**Stated problem**
Your task is to retype, word for word, the lines from the start of the data through the line holding "var chart = echarts.init(document.getElementById('chart'));". Do not include the pictures.

================

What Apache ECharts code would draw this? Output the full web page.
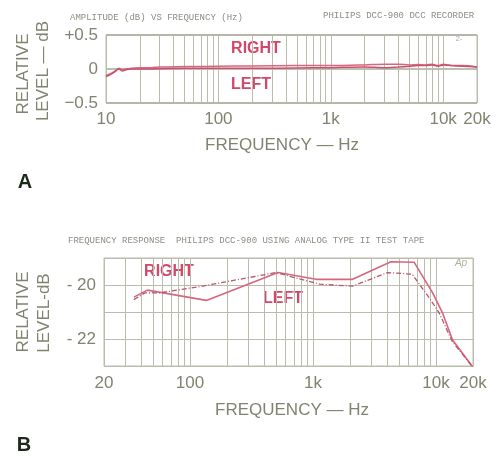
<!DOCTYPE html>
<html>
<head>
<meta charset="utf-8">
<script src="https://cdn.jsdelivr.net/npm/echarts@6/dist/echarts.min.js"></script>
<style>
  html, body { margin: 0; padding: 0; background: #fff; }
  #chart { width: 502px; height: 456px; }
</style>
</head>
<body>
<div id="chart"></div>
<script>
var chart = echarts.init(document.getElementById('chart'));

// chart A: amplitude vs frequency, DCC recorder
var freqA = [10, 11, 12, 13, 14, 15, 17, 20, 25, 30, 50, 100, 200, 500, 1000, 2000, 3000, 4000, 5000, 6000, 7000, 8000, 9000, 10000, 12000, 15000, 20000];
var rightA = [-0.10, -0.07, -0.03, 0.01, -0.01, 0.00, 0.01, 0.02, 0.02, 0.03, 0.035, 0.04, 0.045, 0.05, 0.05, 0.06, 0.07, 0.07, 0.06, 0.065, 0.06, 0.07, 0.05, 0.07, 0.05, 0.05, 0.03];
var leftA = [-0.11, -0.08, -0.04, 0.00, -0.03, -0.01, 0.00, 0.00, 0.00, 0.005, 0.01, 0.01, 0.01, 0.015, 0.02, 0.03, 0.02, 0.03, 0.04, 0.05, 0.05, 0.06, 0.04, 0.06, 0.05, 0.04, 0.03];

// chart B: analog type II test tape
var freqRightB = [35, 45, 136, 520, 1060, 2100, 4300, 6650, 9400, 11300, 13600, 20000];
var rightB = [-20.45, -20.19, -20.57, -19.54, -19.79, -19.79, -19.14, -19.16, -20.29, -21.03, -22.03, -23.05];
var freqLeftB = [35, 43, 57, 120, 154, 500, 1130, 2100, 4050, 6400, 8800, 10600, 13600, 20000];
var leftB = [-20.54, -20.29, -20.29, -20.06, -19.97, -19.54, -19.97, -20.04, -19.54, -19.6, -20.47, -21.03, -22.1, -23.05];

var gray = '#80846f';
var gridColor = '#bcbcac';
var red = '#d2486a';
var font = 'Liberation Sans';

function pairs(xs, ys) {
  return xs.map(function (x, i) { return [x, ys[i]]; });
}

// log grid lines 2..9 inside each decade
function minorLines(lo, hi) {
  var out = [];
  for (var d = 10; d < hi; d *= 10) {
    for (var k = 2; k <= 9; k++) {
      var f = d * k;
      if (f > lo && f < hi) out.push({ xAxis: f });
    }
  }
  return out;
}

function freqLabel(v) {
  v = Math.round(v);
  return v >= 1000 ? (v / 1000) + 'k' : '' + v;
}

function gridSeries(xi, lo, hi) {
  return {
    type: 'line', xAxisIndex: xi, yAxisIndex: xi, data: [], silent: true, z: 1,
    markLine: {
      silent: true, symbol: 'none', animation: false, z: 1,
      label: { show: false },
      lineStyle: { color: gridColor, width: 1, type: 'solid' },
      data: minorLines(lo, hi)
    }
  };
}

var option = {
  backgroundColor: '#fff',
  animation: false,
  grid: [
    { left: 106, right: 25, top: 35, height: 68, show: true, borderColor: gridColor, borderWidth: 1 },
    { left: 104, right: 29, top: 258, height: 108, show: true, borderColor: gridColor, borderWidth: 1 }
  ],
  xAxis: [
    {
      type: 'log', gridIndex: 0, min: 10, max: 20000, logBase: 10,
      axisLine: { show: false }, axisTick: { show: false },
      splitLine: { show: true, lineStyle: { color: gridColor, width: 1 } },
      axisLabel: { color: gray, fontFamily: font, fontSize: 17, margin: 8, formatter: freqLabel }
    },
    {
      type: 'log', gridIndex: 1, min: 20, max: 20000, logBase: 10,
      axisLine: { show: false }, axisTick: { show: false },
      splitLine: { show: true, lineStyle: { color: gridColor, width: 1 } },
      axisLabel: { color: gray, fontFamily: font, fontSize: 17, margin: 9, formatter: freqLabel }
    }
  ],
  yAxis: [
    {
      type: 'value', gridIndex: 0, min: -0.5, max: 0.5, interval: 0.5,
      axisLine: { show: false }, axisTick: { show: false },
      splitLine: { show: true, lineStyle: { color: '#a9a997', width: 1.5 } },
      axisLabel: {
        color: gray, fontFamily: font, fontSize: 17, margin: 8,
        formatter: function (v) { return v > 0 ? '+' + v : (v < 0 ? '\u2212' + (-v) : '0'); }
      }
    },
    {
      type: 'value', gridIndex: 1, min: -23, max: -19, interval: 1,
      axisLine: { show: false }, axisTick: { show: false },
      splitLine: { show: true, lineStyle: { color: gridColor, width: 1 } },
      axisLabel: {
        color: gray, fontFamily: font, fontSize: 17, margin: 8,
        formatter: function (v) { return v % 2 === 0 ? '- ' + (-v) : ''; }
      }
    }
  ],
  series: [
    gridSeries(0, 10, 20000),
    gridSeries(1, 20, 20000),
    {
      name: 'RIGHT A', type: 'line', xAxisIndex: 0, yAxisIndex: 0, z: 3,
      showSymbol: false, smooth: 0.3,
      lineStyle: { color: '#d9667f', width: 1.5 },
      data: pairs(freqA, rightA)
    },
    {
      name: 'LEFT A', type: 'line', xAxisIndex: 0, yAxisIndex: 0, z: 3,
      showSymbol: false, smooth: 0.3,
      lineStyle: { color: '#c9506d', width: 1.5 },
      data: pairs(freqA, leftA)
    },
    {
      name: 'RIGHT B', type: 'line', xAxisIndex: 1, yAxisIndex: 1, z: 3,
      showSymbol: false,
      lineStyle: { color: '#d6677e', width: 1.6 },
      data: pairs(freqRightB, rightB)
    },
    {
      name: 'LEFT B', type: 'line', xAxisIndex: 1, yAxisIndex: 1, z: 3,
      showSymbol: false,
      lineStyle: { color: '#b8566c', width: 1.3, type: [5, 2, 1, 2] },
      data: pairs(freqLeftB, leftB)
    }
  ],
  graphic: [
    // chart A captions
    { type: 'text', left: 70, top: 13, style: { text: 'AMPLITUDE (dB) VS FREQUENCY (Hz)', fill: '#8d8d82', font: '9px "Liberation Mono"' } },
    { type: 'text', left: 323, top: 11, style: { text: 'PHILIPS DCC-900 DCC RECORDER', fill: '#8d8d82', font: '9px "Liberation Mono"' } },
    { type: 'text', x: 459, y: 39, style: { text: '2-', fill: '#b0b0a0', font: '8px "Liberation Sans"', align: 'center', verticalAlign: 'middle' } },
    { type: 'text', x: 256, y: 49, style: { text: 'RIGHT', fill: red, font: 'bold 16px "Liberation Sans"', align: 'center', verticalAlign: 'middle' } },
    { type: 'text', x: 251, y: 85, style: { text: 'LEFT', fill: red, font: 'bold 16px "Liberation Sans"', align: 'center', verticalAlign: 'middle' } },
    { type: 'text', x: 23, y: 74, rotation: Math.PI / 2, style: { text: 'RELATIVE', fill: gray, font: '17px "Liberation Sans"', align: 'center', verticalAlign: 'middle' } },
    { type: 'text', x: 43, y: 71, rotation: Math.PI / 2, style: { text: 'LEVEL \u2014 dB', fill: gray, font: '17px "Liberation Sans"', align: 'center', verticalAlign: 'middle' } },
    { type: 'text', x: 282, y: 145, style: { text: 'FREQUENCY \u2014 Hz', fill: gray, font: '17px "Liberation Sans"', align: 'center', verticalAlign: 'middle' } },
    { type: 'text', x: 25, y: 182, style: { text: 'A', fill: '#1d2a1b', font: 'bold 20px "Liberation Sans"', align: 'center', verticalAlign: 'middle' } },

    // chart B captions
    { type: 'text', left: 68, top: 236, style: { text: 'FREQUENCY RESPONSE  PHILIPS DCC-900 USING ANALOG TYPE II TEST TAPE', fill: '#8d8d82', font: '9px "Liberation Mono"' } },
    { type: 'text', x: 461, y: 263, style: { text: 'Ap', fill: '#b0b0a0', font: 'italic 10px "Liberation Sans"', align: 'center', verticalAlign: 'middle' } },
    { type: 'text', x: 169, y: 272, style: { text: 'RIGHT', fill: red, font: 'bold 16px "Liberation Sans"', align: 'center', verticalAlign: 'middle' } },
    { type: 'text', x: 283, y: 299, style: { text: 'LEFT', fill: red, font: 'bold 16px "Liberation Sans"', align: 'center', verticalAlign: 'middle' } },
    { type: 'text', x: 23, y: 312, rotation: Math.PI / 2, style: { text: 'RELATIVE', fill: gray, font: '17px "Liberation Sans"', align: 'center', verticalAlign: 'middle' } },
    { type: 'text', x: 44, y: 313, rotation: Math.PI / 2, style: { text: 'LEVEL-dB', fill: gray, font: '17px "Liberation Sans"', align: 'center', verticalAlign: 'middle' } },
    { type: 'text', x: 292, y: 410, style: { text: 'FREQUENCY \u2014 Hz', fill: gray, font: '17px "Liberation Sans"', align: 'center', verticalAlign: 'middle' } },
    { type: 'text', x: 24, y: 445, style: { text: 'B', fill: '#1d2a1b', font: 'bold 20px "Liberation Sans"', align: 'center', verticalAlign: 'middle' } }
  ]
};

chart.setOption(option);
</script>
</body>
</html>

================

**Result of the task**
What Apache ECharts code would draw this? Output the full web page.
<!DOCTYPE html>
<html>
<head>
<meta charset="utf-8">
<script src="https://cdn.jsdelivr.net/npm/echarts@6/dist/echarts.min.js"></script>
<style>
  html, body { margin: 0; padding: 0; background: #fff; }
  #chart { width: 502px; height: 456px; }
</style>
</head>
<body>
<div id="chart"></div>
<script>
var chart = echarts.init(document.getElementById('chart'));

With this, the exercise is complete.